If $f(x)=\cosh(x)+\sinh(x^2)$, what is$f^{(34)}(0)$?
I know that: $h(t)=\sinh(t)=\left(\frac{e^t-e^{-t}}{2}\right)$ and $g(t)=\cosh(t)=\left(\frac{e^t+e^{-t}}{2}\right)$
So, I noticed this:
$g'(t)=\sinh(t)$
$g''(t)=\cosh(t)$
Then: $g^{(34)}(t)=\cosh(t) \rightarrow g^{(34)} (0)= \cosh(0)=1 $
With the same idea, I know that $h^{(34)}(0)=\sinh(0)=0$
The problem that I am having is that I don't know what is the $34^{th}$ derivative of $\sinh(x^2)$, can I use $\sinh(x)$ somehow?

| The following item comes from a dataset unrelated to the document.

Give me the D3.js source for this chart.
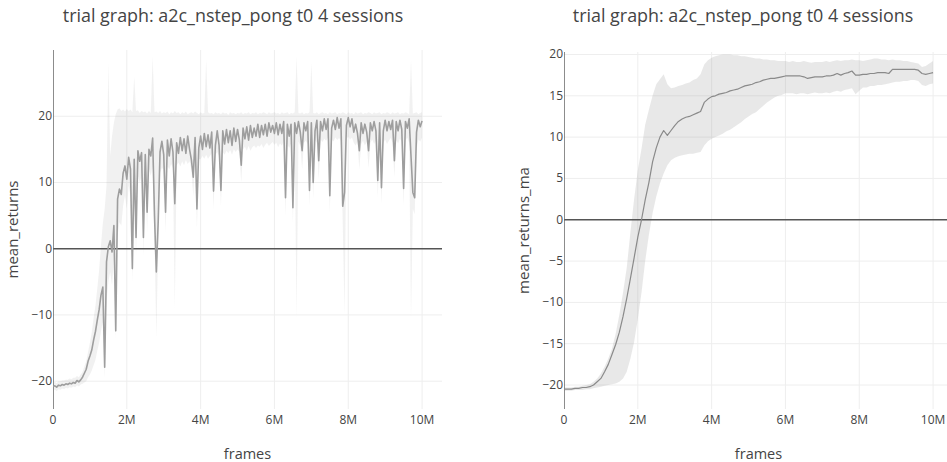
<!DOCTYPE html>
<html>
<head>
<meta charset="utf-8">
<script src="https://cdn.jsdelivr.net/npm/d3@7"></script>
<style>
  body { margin: 0; background: #fff; }
  text { font-family: "Open Sans", sans-serif; fill: #444; }
</style>
</head>
<body>
<svg id="chart" width="947" height="462"></svg>
<script>
var title = 'trial graph: a2c_nstep_pong t0 4 sessions'
var xTicks = [0, 2e6, 4e6, 6e6, 8e6, 10e6]
var xTickLabels = ['0', '2M', '4M', '6M', '8M', '10M']
var rawYTicks = [-20, -10, 0, 10, 20]
var maYTicks = [-20, -15, -10, -5, 0, 5, 10, 15, 20]

// checkpoints: raw every 50k frames, moving average every 100k frames
var rawStep = 5e4
var maStep = 1e5

var rawMean = [
  -20.8,-20.7,-20.9,-20.6,-20.7,-20.5,-20.6,-20.4,-20.5,-20.3,-20.4,-20.2,-20.3,-19.9,-20.1,-19.8,
  -19.4,-18.8,-18.2,-17.0,-16.2,-15.3,-13.8,-12.5,-10.8,-9.2,-7.0,-5.8,-17.9,-2.0,
  0.3,1.2,-0.5,3.5,-12.4,7.5,9.0,8.2,11.4,12.5,
  10.5,13.8,12.0,-3.0,13.5,1.7,14.8,13.2,14.5,1.7,
  14.2,5.5,15.0,14.0,16.7,5.0,-3.5,4.0,14.6,16.2,
  14.2,5.5,16.4,14.0,16.6,14.6,6.8,16.0,14.4,16.8,
  14.8,16.6,14.4,17.0,15.0,13.4,10.8,16.8,6.0,15.2,
  17.0,15.0,17.4,15.4,17.2,15.2,17.6,8.7,15.6,17.8,
  15.6,8.8,17.8,15.8,18.0,16.0,17.8,15.6,18.2,16.2,
  18.0,16.4,12.6,18.2,16.6,18.4,16.4,18.6,16.8,18.2,
  17.0,18.8,16.8,18.6,17.2,18.8,17.0,19.0,17.6,18.6,
  17.4,19.0,17.2,18.8,17.4,19.2,7.7,18.8,17.0,18.8,
  6.2,19.0,17.4,19.2,17.6,14.8,19.0,17.8,19.2,8.8,
  19.0,10.0,17.8,19.4,13.3,19.2,17.8,19.6,18.0,19.6,
  8.0,18.2,19.4,18.0,19.8,18.2,19.6,6.4,8.5,18.6,
  19.8,18.4,19.6,17.6,18.8,17.4,14.8,19.0,17.4,18.8,
  17.6,14.8,19.0,17.8,19.2,17.8,10.3,19.0,9.2,17.8,
  19.4,17.8,19.2,18.0,19.4,13.3,19.2,17.8,19.4,18.0,
  9.1,19.2,18.2,19.6,14.0,8.5,7.7,17.6,19.4,18.4,
  19.3
]
var rawUpper = [
  -20.2,-20.1,-20.3,-20.0,-20.0,-19.9,-19.9,-19.8,-19.8,-19.6,-19.7,-19.5,-19.5,-19.2,-19.4,-19.0,
  -18.6,-17.8,-17.0,-15.6,-14.2,-12.6,-10.5,-8.6,-6.0,-3.2,0.5,3.8,6.0,9.5,
  28.0,14.0,17.0,19.0,20.3,21.0,21.2,20.8,21.0,20.7,
  21.1,20.8,21.0,20.6,26.0,20.8,20.9,20.5,20.8,20.6,
  20.7,20.4,20.8,20.5,29.0,20.6,20.7,20.5,20.8,20.4,
  20.6,20.5,20.7,20.3,20.6,20.4,20.8,20.5,20.6,20.3,
  20.6,20.4,20.7,20.3,20.5,20.6,20.4,20.7,20.5,20.3,
  20.6,20.4,20.5,28.5,20.6,20.4,20.5,20.3,20.6,20.4,
  20.5,20.3,20.6,20.4,20.5,20.2,20.6,20.4,20.5,20.3,
  20.5,20.4,20.6,20.3,20.5,20.4,20.6,20.3,20.5,20.4,
  20.6,20.3,20.5,20.4,20.6,20.5,20.3,20.6,20.4,20.5,
  20.6,20.4,20.5,20.3,20.6,20.4,20.5,20.6,20.3,20.5,
  20.4,20.6,29.0,20.5,20.4,20.6,20.3,20.5,20.4,20.6,
  28.0,20.5,20.4,20.6,20.3,20.5,20.6,20.4,20.5,20.3,
  20.6,20.4,20.5,20.6,20.3,20.5,20.4,20.6,20.5,20.3,
  20.6,20.4,20.5,20.3,20.6,20.4,20.5,20.6,20.3,20.5,
  20.4,20.6,20.5,20.3,20.6,20.4,20.5,20.6,20.3,20.5,
  20.4,20.6,20.5,20.3,20.6,20.4,20.5,20.6,20.3,20.5,
  20.4,20.6,20.5,20.3,28.5,20.4,20.5,20.6,20.3,20.5,
  20.6
]
var rawLower = [
  -21.4,-21.3,-21.5,-21.2,-21.3,-21.1,-21.2,-21.0,-21.1,-20.9,-21.0,-20.8,-20.9,-20.6,-20.8,-20.5,
  -20.4,-20.2,-20.0,-19.4,-19.0,-18.4,-17.6,-16.8,-15.4,-14.2,-12.5,-11.0,-19.5,-8.0,
  -5.0,-3.5,-5.5,-1.5,-13.5,2.0,4.0,3.5,6.5,8.0,
  6.0,9.5,8.0,-5.0,9.5,-1.0,11.0,10.0,11.0,-1.0,
  11.0,2.5,12.0,11.0,12.5,2.0,-13.5,1.0,11.5,12.2,
  12.0,2.5,12.5,12.0,12.8,12.2,-9.0,12.6,13.0,12.4,
  13.2,12.6,13.4,12.8,13.2,12.0,8.0,13.5,3.0,13.6,
  13.5,14.0,13.6,14.2,13.6,14.0,14.4,6.0,14.2,14.6,
  14.0,6.5,14.6,14.2,14.8,14.4,14.9,14.2,15.0,14.6,
  15.0,14.6,10.0,15.0,15.4,14.8,15.5,14.8,15.3,15.6,
  15.2,15.6,15.4,15.8,15.2,15.7,16.0,15.5,15.8,16.1,
  15.7,16.0,15.3,15.9,15.6,16.2,5.0,15.8,15.2,15.9,
  4.0,16.0,-10.5,16.2,15.6,12.0,16.0,16.3,15.8,6.5,
  16.2,7.5,16.4,16.0,10.5,16.5,16.1,16.6,16.3,16.8,
  5.5,16.5,16.2,16.8,16.4,16.7,16.3,4.0,-10.0,16.6,
  16.9,16.5,16.8,16.0,15.6,16.1,12.0,15.8,16.3,15.6,
  16.1,12.2,16.0,16.5,15.8,16.3,7.8,16.1,6.8,16.0,
  16.5,15.8,16.3,16.7,16.0,10.8,16.4,15.9,16.6,16.1,
  6.5,16.3,16.8,16.0,-10.5,6.0,5.2,15.0,16.5,16.2,
  16.8
]

var maMean = [
  -20.5,-20.5,-20.5,-20.4,-20.4,-20.3,-20.3,-20.2,-20.0,-19.6,
  -19.2,-18.4,-17.5,-16.3,-15.1,-13.6,-11.7,-9.5,-7.1,-4.6,
  -2.1,0.0,2.4,4.5,7.0,8.7,10.0,10.8,10.2,10.8,
  11.4,11.9,12.2,12.4,12.5,12.7,12.9,13.1,14.2,14.6,
  14.9,15.0,15.2,15.3,15.4,15.6,15.7,15.8,16.0,16.2,
  16.3,16.4,16.6,16.7,16.9,17.0,17.1,17.1,17.2,17.3,
  17.4,17.4,17.4,17.4,17.4,17.3,17.1,17.2,17.3,17.3,
  17.3,17.4,17.4,17.5,17.7,17.5,17.7,17.8,18.0,17.5,
  17.5,17.6,17.6,17.7,17.7,17.8,17.8,17.8,17.7,18.2,
  18.2,18.2,18.2,18.2,18.2,18.2,18.1,17.7,17.6,17.7,
  17.8
]
var maUpper = [
  -20.3,-20.3,-20.3,-20.2,-20.2,-20.1,-20.0,-19.9,-19.6,-19.2,
  -18.6,-17.8,-16.8,-15.6,-13.8,-11.5,-8.8,-5.8,-1.5,2.5,
  6.0,8.6,11.5,13.3,15.0,16.4,17.0,17.6,16.4,15.9,
  16.0,16.2,16.3,16.5,16.6,16.9,17.1,17.6,18.8,19.3,
  19.6,19.8,19.9,20.0,20.0,20.0,19.9,19.9,19.8,19.8,
  19.7,19.6,19.5,19.5,19.4,19.4,19.3,19.3,19.2,19.2,
  19.2,19.1,19.2,19.1,19.1,19.2,19.1,19.0,19.1,19.1,
  19.1,19.2,19.1,19.2,19.3,19.2,19.3,19.3,19.4,19.3,
  19.3,19.2,19.3,19.4,19.5,19.5,19.4,19.4,19.3,19.4,
  19.3,19.3,19.2,19.2,19.1,19.0,18.9,18.5,18.6,18.9,
  19.2
]
var maLower = [
  -20.7,-20.7,-20.7,-20.6,-20.6,-20.6,-20.5,-20.5,-20.4,-20.3,
  -20.2,-20.1,-20.0,-19.9,-19.8,-19.6,-19.2,-18.4,-16.8,-14.8,
  -12.0,-8.8,-5.0,-1.8,0.8,2.8,4.4,5.6,6.6,7.2,
  7.5,7.7,7.8,7.9,8.0,8.0,8.1,8.2,9.0,9.5,
  9.8,10.0,10.2,10.4,10.7,10.9,11.2,11.5,11.8,12.2,
  12.5,12.8,13.0,13.4,13.8,14.2,14.5,14.8,15.0,15.1,
  15.3,15.3,15.3,15.2,15.3,15.3,15.2,15.3,15.4,15.3,
  15.3,15.4,15.3,15.5,15.6,15.5,15.7,15.8,15.9,15.2,
  15.6,16.0,16.0,16.2,16.2,16.3,16.3,16.4,16.5,16.6,
  16.7,16.7,16.8,16.8,16.9,16.9,16.8,16.3,16.2,16.4,
  16.5
]

var panels = [
  { left: 53, right: 442, top: 50, bottom: 409, xMax: 10.54e6, yDomain: [-24.2, 30],
    yTicks: rawYTicks, mean: rawMean, upper: rawUpper, lower: rawLower, step: rawStep,
    ylabel: 'mean_returns', labelX: 13, titleX: 233,
    bandFill: 'rgba(150,150,150,0.13)', lineColor: '#9e9e9e', lineWidth: 1.6 },
  { left: 564, right: 953, top: 52, bottom: 409, xMax: 10.54e6, yDomain: [-22.9, 20.3],
    yTicks: maYTicks, mean: maMean, upper: maUpper, lower: maLower, step: maStep,
    ylabel: 'mean_returns_ma', labelX: 524, titleX: 743,
    bandFill: 'rgba(150,150,150,0.22)', lineColor: '#8a8a8a', lineWidth: 1.2 }
]

var svg = d3.select('#chart')

panels.forEach(function(p, k) {
  var x = d3.scaleLinear().domain([0, p.xMax]).range([p.left, p.right])
  var y = d3.scaleLinear().domain(p.yDomain).range([p.bottom, p.top])

  var g = svg.append('g').attr('class', 'panel' + k)

  var clipId = 'clip' + k
  g.append('clipPath').attr('id', clipId)
    .append('rect')
    .attr('x', p.left).attr('y', p.top)
    .attr('width', p.right - p.left).attr('height', p.bottom - p.top)

  // grid
  g.selectAll('.xgrid')
    .data(xTicks.filter(function(d) { return d != 0 }))
    .enter().append('line')
    .attr('x1', function(d) { return x(d) }).attr('x2', function(d) { return x(d) })
    .attr('y1', p.top).attr('y2', p.bottom)
    .attr('stroke', '#eeeeee').attr('stroke-width', 1)
  g.selectAll('.ygrid')
    .data(p.yTicks.filter(function(d) { return d != 0 }))
    .enter().append('line')
    .attr('x1', p.left).attr('x2', p.right)
    .attr('y1', function(d) { return y(d) }).attr('y2', function(d) { return y(d) })
    .attr('stroke', '#eeeeee').attr('stroke-width', 1)

  var rows = p.mean.map(function(v, i) {
    return { frame: i * p.step, mean: v, upper: p.upper[i], lower: p.lower[i] }
  })

  var band = d3.area()
    .x(function(d) { return x(d.frame) })
    .y0(function(d) { return y(d.lower) })
    .y1(function(d) { return y(d.upper) })

  var line = d3.line()
    .x(function(d) { return x(d.frame) })
    .y(function(d) { return y(d.mean) })

  var plot = g.append('g').attr('clip-path', 'url(#' + clipId + ')')

  plot.append('path')
    .datum(rows)
    .attr('d', band)
    .attr('fill', p.bandFill)
    .attr('stroke', 'none')

  // zero lines
  plot.append('line')
    .attr('x1', p.left).attr('x2', p.right)
    .attr('y1', y(0)).attr('y2', y(0))
    .attr('stroke', '#555').attr('stroke-width', 1.5)
  plot.append('line')
    .attr('x1', x(0)).attr('x2', x(0))
    .attr('y1', p.top).attr('y2', p.bottom)
    .attr('stroke', '#666').attr('stroke-width', 1.5)

  plot.append('path')
    .datum(rows)
    .attr('d', line)
    .attr('fill', 'none')
    .attr('stroke', p.lineColor)
    .attr('stroke-width', p.lineWidth)
    .attr('stroke-linejoin', 'round')

  // tick labels
  g.selectAll('.xlab')
    .data(xTicks)
    .enter().append('text')
    .attr('x', function(d) { return x(d) })
    .attr('y', p.bottom + 15)
    .attr('text-anchor', 'middle')
    .style('font-size', '12px')
    .text(function(d, i) { return xTickLabels[i] })

  g.selectAll('.ylab')
    .data(p.yTicks)
    .enter().append('text')
    .attr('x', p.left - 1)
    .attr('y', function(d) { return y(d) + 4 })
    .attr('text-anchor', 'end')
    .style('font-size', '12px')
    .text(function(d) { return d3.format('d')(d) })

  // axis titles
  g.append('text')
    .attr('x', (p.left + p.right) / 2)
    .attr('y', 459)
    .attr('text-anchor', 'middle')
    .style('font-size', '14.5px')
    .text('frames')

  g.append('text')
    .attr('transform', 'translate(' + p.labelX + ',' + (p.top + p.bottom) / 2 + ') rotate(-90)')
    .attr('dy', '0.35em')
    .attr('text-anchor', 'middle')
    .style('font-size', '15px')
    .text(p.ylabel)

  g.append('text')
    .attr('x', p.titleX)
    .attr('y', 22)
    .attr('text-anchor', 'middle')
    .style('font-size', '17.9px')
    .text(title)
})
</script>
</body>
</html>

Also, I know that: $\sinh(x)= \sum_{k=0}^{n} \frac{(x^2)^{1+2k}}{(1+2k)!}$
Since$$\sinh(x)=x+\frac{x^3}{3!}+\frac{x^5}{5!}+\cdots,$$you have$$\sinh(x^2)=x^2+\frac{x^6}{3!}+\frac{x^{10}}{5!}+\cdots$$and therefore its $34$th derivative at $0$ is $\frac{34!}{17!}$. And, clearly, $\cosh^{(34)}=\cosh$ and therefore $\cosh^{(34)}(0)=1$.